All of the lines below are to be transcribed faithfully, with pictures excluded from the copy.
--- Start Given information ---
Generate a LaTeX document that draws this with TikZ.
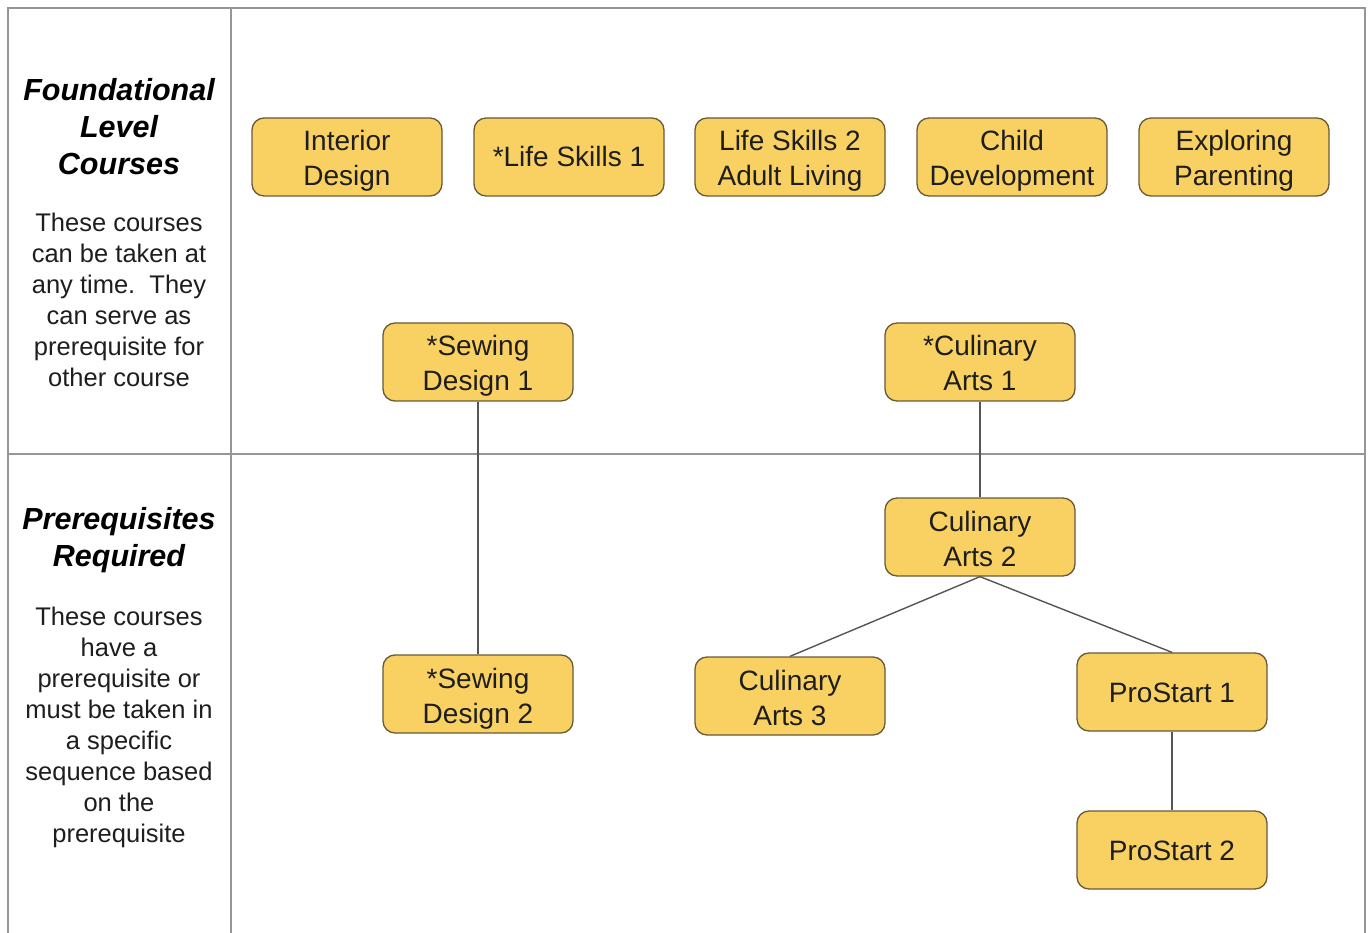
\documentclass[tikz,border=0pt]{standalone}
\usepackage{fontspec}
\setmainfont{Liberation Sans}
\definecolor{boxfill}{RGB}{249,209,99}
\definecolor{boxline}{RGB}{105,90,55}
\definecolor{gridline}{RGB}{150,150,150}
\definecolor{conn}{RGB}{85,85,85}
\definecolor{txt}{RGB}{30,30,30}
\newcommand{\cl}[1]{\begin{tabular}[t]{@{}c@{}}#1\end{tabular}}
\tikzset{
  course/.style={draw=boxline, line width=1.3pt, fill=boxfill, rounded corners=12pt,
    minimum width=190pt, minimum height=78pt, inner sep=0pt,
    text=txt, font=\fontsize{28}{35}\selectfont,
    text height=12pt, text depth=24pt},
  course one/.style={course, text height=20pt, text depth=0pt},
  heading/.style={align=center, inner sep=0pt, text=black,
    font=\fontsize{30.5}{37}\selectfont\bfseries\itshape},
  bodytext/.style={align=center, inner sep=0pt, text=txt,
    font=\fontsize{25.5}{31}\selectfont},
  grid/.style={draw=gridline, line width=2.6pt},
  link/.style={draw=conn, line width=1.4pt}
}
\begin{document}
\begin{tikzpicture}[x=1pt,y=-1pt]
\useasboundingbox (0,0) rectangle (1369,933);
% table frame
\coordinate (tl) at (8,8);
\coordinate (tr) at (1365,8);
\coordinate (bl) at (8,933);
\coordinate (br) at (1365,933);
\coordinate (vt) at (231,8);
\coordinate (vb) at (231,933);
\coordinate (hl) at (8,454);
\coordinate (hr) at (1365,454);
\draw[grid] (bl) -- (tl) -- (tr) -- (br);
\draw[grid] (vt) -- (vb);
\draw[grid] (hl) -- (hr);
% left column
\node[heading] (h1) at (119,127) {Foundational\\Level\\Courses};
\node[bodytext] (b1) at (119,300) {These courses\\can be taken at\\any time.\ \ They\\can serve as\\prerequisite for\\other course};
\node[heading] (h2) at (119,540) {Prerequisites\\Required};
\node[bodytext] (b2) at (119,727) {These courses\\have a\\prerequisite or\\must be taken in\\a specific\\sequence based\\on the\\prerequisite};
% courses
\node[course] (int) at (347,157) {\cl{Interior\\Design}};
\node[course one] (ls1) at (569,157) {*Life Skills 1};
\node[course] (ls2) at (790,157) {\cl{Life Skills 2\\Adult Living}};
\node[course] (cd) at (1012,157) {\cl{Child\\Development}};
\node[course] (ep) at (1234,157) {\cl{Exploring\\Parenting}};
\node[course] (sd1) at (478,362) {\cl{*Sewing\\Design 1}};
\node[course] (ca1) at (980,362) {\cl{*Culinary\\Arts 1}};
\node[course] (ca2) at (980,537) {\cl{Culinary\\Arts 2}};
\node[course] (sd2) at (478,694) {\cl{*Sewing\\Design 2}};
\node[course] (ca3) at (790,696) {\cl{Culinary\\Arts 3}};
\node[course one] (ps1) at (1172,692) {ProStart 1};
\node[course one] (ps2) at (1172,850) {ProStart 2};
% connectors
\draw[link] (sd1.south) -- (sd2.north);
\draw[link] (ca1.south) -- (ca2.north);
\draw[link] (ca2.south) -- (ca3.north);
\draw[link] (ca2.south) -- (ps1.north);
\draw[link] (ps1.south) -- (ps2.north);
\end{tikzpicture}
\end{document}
--- End Given information ---
| Complete answer |
Generate a LaTeX document that draws this with TikZ.
\documentclass[tikz,border=0pt]{standalone}
\usepackage{fontspec}
\setmainfont{Liberation Sans}
\definecolor{boxfill}{RGB}{249,209,99}
\definecolor{boxline}{RGB}{105,90,55}
\definecolor{gridline}{RGB}{150,150,150}
\definecolor{conn}{RGB}{85,85,85}
\definecolor{txt}{RGB}{30,30,30}
\newcommand{\cl}[1]{\begin{tabular}[t]{@{}c@{}}#1\end{tabular}}
\tikzset{
  course/.style={draw=boxline, line width=1.3pt, fill=boxfill, rounded corners=12pt,
    minimum width=190pt, minimum height=78pt, inner sep=0pt,
    text=txt, font=\fontsize{28}{35}\selectfont,
    text height=12pt, text depth=24pt},
  course one/.style={course, text height=20pt, text depth=0pt},
  heading/.style={align=center, inner sep=0pt, text=black,
    font=\fontsize{30.5}{37}\selectfont\bfseries\itshape},
  bodytext/.style={align=center, inner sep=0pt, text=txt,
    font=\fontsize{25.5}{31}\selectfont},
  grid/.style={draw=gridline, line width=2.6pt},
  link/.style={draw=conn, line width=1.4pt}
}
\begin{document}
\begin{tikzpicture}[x=1pt,y=-1pt]
\useasboundingbox (0,0) rectangle (1369,933);
% table frame
\coordinate (tl) at (8,8);
\coordinate (tr) at (1365,8);
\coordinate (bl) at (8,933);
\coordinate (br) at (1365,933);
\coordinate (vt) at (231,8);
\coordinate (vb) at (231,933);
\coordinate (hl) at (8,454);
\coordinate (hr) at (1365,454);
\draw[grid] (bl) -- (tl) -- (tr) -- (br);
\draw[grid] (vt) -- (vb);
\draw[grid] (hl) -- (hr);
% left column
\node[heading] (h1) at (119,127) {Foundational\\Level\\Courses};
\node[bodytext] (b1) at (119,300) {These courses\\can be taken at\\any time.\ \ They\\can serve as\\prerequisite for\\other course};
\node[heading] (h2) at (119,540) {Prerequisites\\Required};
\node[bodytext] (b2) at (119,727) {These courses\\have a\\prerequisite or\\must be taken in\\a specific\\sequence based\\on the\\prerequisite};
% courses
\node[course] (int) at (347,157) {\cl{Interior\\Design}};
\node[course one] (ls1) at (569,157) {*Life Skills 1};
\node[course] (ls2) at (790,157) {\cl{Life Skills 2\\Adult Living}};
\node[course] (cd) at (1012,157) {\cl{Child\\Development}};
\node[course] (ep) at (1234,157) {\cl{Exploring\\Parenting}};
\node[course] (sd1) at (478,362) {\cl{*Sewing\\Design 1}};
\node[course] (ca1) at (980,362) {\cl{*Culinary\\Arts 1}};
\node[course] (ca2) at (980,537) {\cl{Culinary\\Arts 2}};
\node[course] (sd2) at (478,694) {\cl{*Sewing\\Design 2}};
\node[course] (ca3) at (790,696) {\cl{Culinary\\Arts 3}};
\node[course one] (ps1) at (1172,692) {ProStart 1};
\node[course one] (ps2) at (1172,850) {ProStart 2};
% connectors
\draw[link] (sd1.south) -- (sd2.north);
\draw[link] (ca1.south) -- (ca2.north);
\draw[link] (ca2.south) -- (ca3.north);
\draw[link] (ca2.south) -- (ps1.north);
\draw[link] (ps1.south) -- (ps2.north);
\end{tikzpicture}
\end{document}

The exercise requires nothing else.